» INSTRUCTION
For the copy, please give all of the data again exactly and leave the pictures out.

» RECORD EXTRACTS
* * * *
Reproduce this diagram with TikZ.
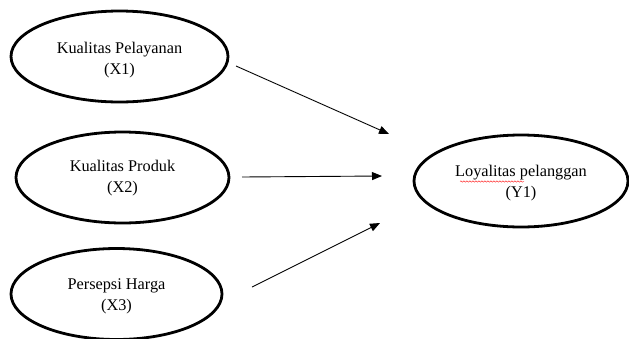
\documentclass[tikz,border=0pt]{standalone}
\usepackage{fontspec}
\setmainfont{Liberation Serif}
\usetikzlibrary{shapes.geometric,arrows.meta,decorations.pathmorphing}
\begin{document}
\begin{tikzpicture}[x=1pt,y=-1pt,
  var/.style={ellipse,draw,line width=2.8pt,inner sep=0pt},
  lbl/.style={align=center,inner sep=0pt,font=\fontsize{16.3}{21}\selectfont},
  link/.style={line width=0.9pt,-{Triangle[length=10pt,width=8pt]}}]
\useasboundingbox (0,0) rectangle (629,338);
\node[var,minimum width=217pt,minimum height=91pt] (x1) at (119.5,56.5) {};
\node[var,minimum width=213pt,minimum height=91pt] (x2) at (122.5,177.5) {};
\node[var,minimum width=211pt,minimum height=91pt] (x3) at (116.5,294) {};
\node[var,minimum width=214pt,minimum height=92pt] (y1) at (521,181) {};
\node[lbl] (t1) at ([yshift=-3.5pt]x1.center) {Kualitas Pelayanan\\(X1)};
\node[lbl] (t2) at ([yshift=-0.5pt]x2.center) {Kualitas Produk\\(X2)};
\node[lbl] (t3) at ([yshift=-2pt]x3.center) {Persepsi Harga\\(X3)};
\node[lbl] (ty) at ([yshift=-2pt]y1.center) {Loyalitas pelanggan\\(Y1)};
\coordinate (s1) at (236,66);
\coordinate (e1) at (389,134);
\coordinate (s2) at (242,177);
\coordinate (e2) at (382,176);
\coordinate (s3) at (252,287);
\coordinate (e3) at (380,223);
\draw[link] (s1) -- (e1);
\draw[link] (s2) -- (e2);
\draw[link] (s3) -- (e3);
\coordinate (w1) at (460,181.5);
\coordinate (w2) at (524,181.5);
\draw[red,line width=0.4pt,decorate,decoration={snake,amplitude=0.7pt,segment length=3pt}] (w1) -- (w2);
\end{tikzpicture}
\end{document}
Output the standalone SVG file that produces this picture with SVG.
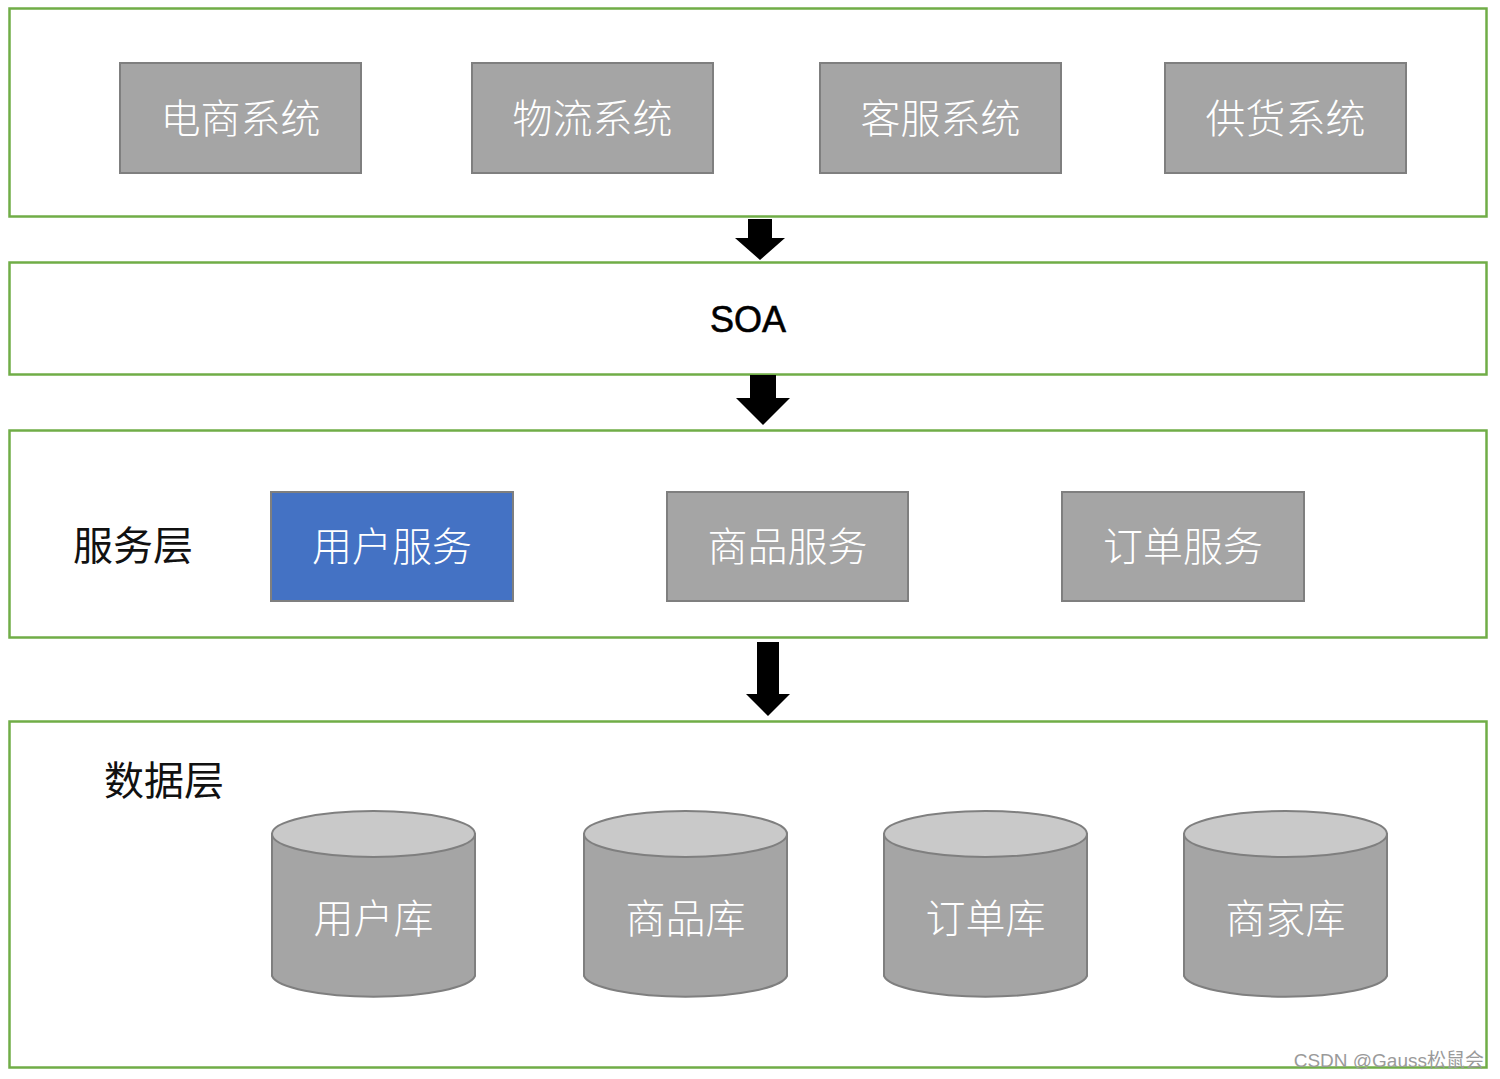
<svg xmlns="http://www.w3.org/2000/svg" width="1500" height="1079" viewBox="0 0 1500 1079">
<style>
.frame{fill:#ffffff;stroke:#70AD47;stroke-width:2.5}
.box{fill:#A5A5A5;stroke:#7F7F7F;stroke-width:2}
.blue{fill:#4472C4;stroke:#7F7F7F;stroke-width:2}
.cyl{fill:#A5A5A5;stroke:#7F7F7F;stroke-width:2}
.cyltop{fill:#C9C9C9;stroke:#7F7F7F;stroke-width:2}
.wt{font-family:"Noto Sans CJK SC","Liberation Sans",sans-serif;font-size:40px;font-weight:300;fill:#FFFFFF;text-anchor:middle}
.bt{font-family:"Noto Sans CJK SC","Liberation Sans",sans-serif;font-size:40px;fill:#111111}
.arrow{fill:#000000}
</style>
<rect width="1500" height="1079" fill="#ffffff"/>
<g id="layer-top">
<rect class="frame" x="9.5" y="8.5" width="1477" height="208"/>
</g>
<g id="node-dianshang"><rect class="box" x="120" y="63" width="241" height="110"/><text class="wt" x="240.5" y="133">电商系统</text></g>
<g id="node-wuliu"><rect class="box" x="472" y="63" width="241" height="110"/><text class="wt" x="592.5" y="133">物流系统</text></g>
<g id="node-kefu"><rect class="box" x="820" y="63" width="241" height="110"/><text class="wt" x="940.5" y="133">客服系统</text></g>
<g id="node-gonghuo"><rect class="box" x="1165" y="63" width="241" height="110"/><text class="wt" x="1285.5" y="133">供货系统</text></g>
<g id="layer-soa">
<rect class="frame" x="9.5" y="262.5" width="1477" height="112"/>
<text x="748" y="332" font-family="Liberation Sans, Arial, sans-serif" font-size="36" fill="#000000" stroke="#000000" stroke-width="0.6" text-anchor="middle">SOA</text>
</g>
<g id="layer-service">
<rect class="frame" x="9.5" y="430.5" width="1477" height="207"/>
<text class="bt" x="73" y="560">服务层</text>
</g>
<g id="node-user-svc"><rect class="blue" x="271" y="492" width="242" height="109"/><text class="wt" x="392" y="561">用户服务</text></g>
<g id="node-goods-svc"><rect class="box" x="667" y="492" width="241" height="109"/><text class="wt" x="787.5" y="561">商品服务</text></g>
<g id="node-order-svc"><rect class="box" x="1062" y="492" width="242" height="109"/><text class="wt" x="1183" y="561">订单服务</text></g>
<g id="layer-data">
<rect class="frame" x="9.5" y="721.5" width="1477" height="346"/>
<text class="bt" x="104" y="795">数据层</text>
</g>
<g id="db-user">
<path class="cyl" d="M272,834 A102,23 0 0 1 475,834 L475,976 A102,23 0 0 1 272,976 Z"/>
<ellipse class="cyltop" cx="373.5" cy="834" rx="101.5" ry="23"/>
<text class="wt" x="373.5" y="933">用户库</text>
</g>
<g id="db-goods">
<path class="cyl" d="M584,834 A102,23 0 0 1 787,834 L787,976 A102,23 0 0 1 584,976 Z"/>
<ellipse class="cyltop" cx="685.5" cy="834" rx="101.5" ry="23"/>
<text class="wt" x="685.5" y="933">商品库</text>
</g>
<g id="db-order">
<path class="cyl" d="M884,834 A102,23 0 0 1 1087,834 L1087,976 A102,23 0 0 1 884,976 Z"/>
<ellipse class="cyltop" cx="985.5" cy="834" rx="101.5" ry="23"/>
<text class="wt" x="985.5" y="933">订单库</text>
</g>
<g id="db-merchant">
<path class="cyl" d="M1184,834 A102,23 0 0 1 1387,834 L1387,976 A102,23 0 0 1 1184,976 Z"/>
<ellipse class="cyltop" cx="1285.5" cy="834" rx="101.5" ry="23"/>
<text class="wt" x="1285.5" y="933">商家库</text>
</g>
<g id="connectors">
<polygon class="arrow" points="748,219 772,219 772,238 785,238 760,260 735,238 748,238"/>
<polygon class="arrow" points="750,375 776,375 776,398 790,398 763,425 736,398 750,398"/>
<polygon class="arrow" points="757,642 779,642 779,694 790,694 768,716 746,694 757,694"/>
</g>
<text x="1484" y="1067" font-family="Liberation Sans, Arial, 'Noto Sans CJK SC', sans-serif" font-size="19" fill="#9a9a9a" text-anchor="end">CSDN @Gauss松鼠会</text>
</svg>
* * * *
» RESPONSE FOR THIS EXERCISE
Reproduce this diagram with TikZ.
\documentclass[tikz,border=0pt]{standalone}
\usepackage{fontspec}
\setmainfont{Liberation Serif}
\usetikzlibrary{shapes.geometric,arrows.meta,decorations.pathmorphing}
\begin{document}
\begin{tikzpicture}[x=1pt,y=-1pt,
  var/.style={ellipse,draw,line width=2.8pt,inner sep=0pt},
  lbl/.style={align=center,inner sep=0pt,font=\fontsize{16.3}{21}\selectfont},
  link/.style={line width=0.9pt,-{Triangle[length=10pt,width=8pt]}}]
\useasboundingbox (0,0) rectangle (629,338);
\node[var,minimum width=217pt,minimum height=91pt] (x1) at (119.5,56.5) {};
\node[var,minimum width=213pt,minimum height=91pt] (x2) at (122.5,177.5) {};
\node[var,minimum width=211pt,minimum height=91pt] (x3) at (116.5,294) {};
\node[var,minimum width=214pt,minimum height=92pt] (y1) at (521,181) {};
\node[lbl] (t1) at ([yshift=-3.5pt]x1.center) {Kualitas Pelayanan\\(X1)};
\node[lbl] (t2) at ([yshift=-0.5pt]x2.center) {Kualitas Produk\\(X2)};
\node[lbl] (t3) at ([yshift=-2pt]x3.center) {Persepsi Harga\\(X3)};
\node[lbl] (ty) at ([yshift=-2pt]y1.center) {Loyalitas pelanggan\\(Y1)};
\coordinate (s1) at (236,66);
\coordinate (e1) at (389,134);
\coordinate (s2) at (242,177);
\coordinate (e2) at (382,176);
\coordinate (s3) at (252,287);
\coordinate (e3) at (380,223);
\draw[link] (s1) -- (e1);
\draw[link] (s2) -- (e2);
\draw[link] (s3) -- (e3);
\coordinate (w1) at (460,181.5);
\coordinate (w2) at (524,181.5);
\draw[red,line width=0.4pt,decorate,decoration={snake,amplitude=0.7pt,segment length=3pt}] (w1) -- (w2);
\end{tikzpicture}
\end{document}
Output the standalone SVG file that produces this picture with SVG.
<svg xmlns="http://www.w3.org/2000/svg" width="1500" height="1079" viewBox="0 0 1500 1079">
<style>
.frame{fill:#ffffff;stroke:#70AD47;stroke-width:2.5}
.box{fill:#A5A5A5;stroke:#7F7F7F;stroke-width:2}
.blue{fill:#4472C4;stroke:#7F7F7F;stroke-width:2}
.cyl{fill:#A5A5A5;stroke:#7F7F7F;stroke-width:2}
.cyltop{fill:#C9C9C9;stroke:#7F7F7F;stroke-width:2}
.wt{font-family:"Noto Sans CJK SC","Liberation Sans",sans-serif;font-size:40px;font-weight:300;fill:#FFFFFF;text-anchor:middle}
.bt{font-family:"Noto Sans CJK SC","Liberation Sans",sans-serif;font-size:40px;fill:#111111}
.arrow{fill:#000000}
</style>
<rect width="1500" height="1079" fill="#ffffff"/>
<g id="layer-top">
<rect class="frame" x="9.5" y="8.5" width="1477" height="208"/>
</g>
<g id="node-dianshang"><rect class="box" x="120" y="63" width="241" height="110"/><text class="wt" x="240.5" y="133">电商系统</text></g>
<g id="node-wuliu"><rect class="box" x="472" y="63" width="241" height="110"/><text class="wt" x="592.5" y="133">物流系统</text></g>
<g id="node-kefu"><rect class="box" x="820" y="63" width="241" height="110"/><text class="wt" x="940.5" y="133">客服系统</text></g>
<g id="node-gonghuo"><rect class="box" x="1165" y="63" width="241" height="110"/><text class="wt" x="1285.5" y="133">供货系统</text></g>
<g id="layer-soa">
<rect class="frame" x="9.5" y="262.5" width="1477" height="112"/>
<text x="748" y="332" font-family="Liberation Sans, Arial, sans-serif" font-size="36" fill="#000000" stroke="#000000" stroke-width="0.6" text-anchor="middle">SOA</text>
</g>
<g id="layer-service">
<rect class="frame" x="9.5" y="430.5" width="1477" height="207"/>
<text class="bt" x="73" y="560">服务层</text>
</g>
<g id="node-user-svc"><rect class="blue" x="271" y="492" width="242" height="109"/><text class="wt" x="392" y="561">用户服务</text></g>
<g id="node-goods-svc"><rect class="box" x="667" y="492" width="241" height="109"/><text class="wt" x="787.5" y="561">商品服务</text></g>
<g id="node-order-svc"><rect class="box" x="1062" y="492" width="242" height="109"/><text class="wt" x="1183" y="561">订单服务</text></g>
<g id="layer-data">
<rect class="frame" x="9.5" y="721.5" width="1477" height="346"/>
<text class="bt" x="104" y="795">数据层</text>
</g>
<g id="db-user">
<path class="cyl" d="M272,834 A102,23 0 0 1 475,834 L475,976 A102,23 0 0 1 272,976 Z"/>
<ellipse class="cyltop" cx="373.5" cy="834" rx="101.5" ry="23"/>
<text class="wt" x="373.5" y="933">用户库</text>
</g>
<g id="db-goods">
<path class="cyl" d="M584,834 A102,23 0 0 1 787,834 L787,976 A102,23 0 0 1 584,976 Z"/>
<ellipse class="cyltop" cx="685.5" cy="834" rx="101.5" ry="23"/>
<text class="wt" x="685.5" y="933">商品库</text>
</g>
<g id="db-order">
<path class="cyl" d="M884,834 A102,23 0 0 1 1087,834 L1087,976 A102,23 0 0 1 884,976 Z"/>
<ellipse class="cyltop" cx="985.5" cy="834" rx="101.5" ry="23"/>
<text class="wt" x="985.5" y="933">订单库</text>
</g>
<g id="db-merchant">
<path class="cyl" d="M1184,834 A102,23 0 0 1 1387,834 L1387,976 A102,23 0 0 1 1184,976 Z"/>
<ellipse class="cyltop" cx="1285.5" cy="834" rx="101.5" ry="23"/>
<text class="wt" x="1285.5" y="933">商家库</text>
</g>
<g id="connectors">
<polygon class="arrow" points="748,219 772,219 772,238 785,238 760,260 735,238 748,238"/>
<polygon class="arrow" points="750,375 776,375 776,398 790,398 763,425 736,398 750,398"/>
<polygon class="arrow" points="757,642 779,642 779,694 790,694 768,716 746,694 757,694"/>
</g>
<text x="1484" y="1067" font-family="Liberation Sans, Arial, 'Noto Sans CJK SC', sans-serif" font-size="19" fill="#9a9a9a" text-anchor="end">CSDN @Gauss松鼠会</text>
</svg>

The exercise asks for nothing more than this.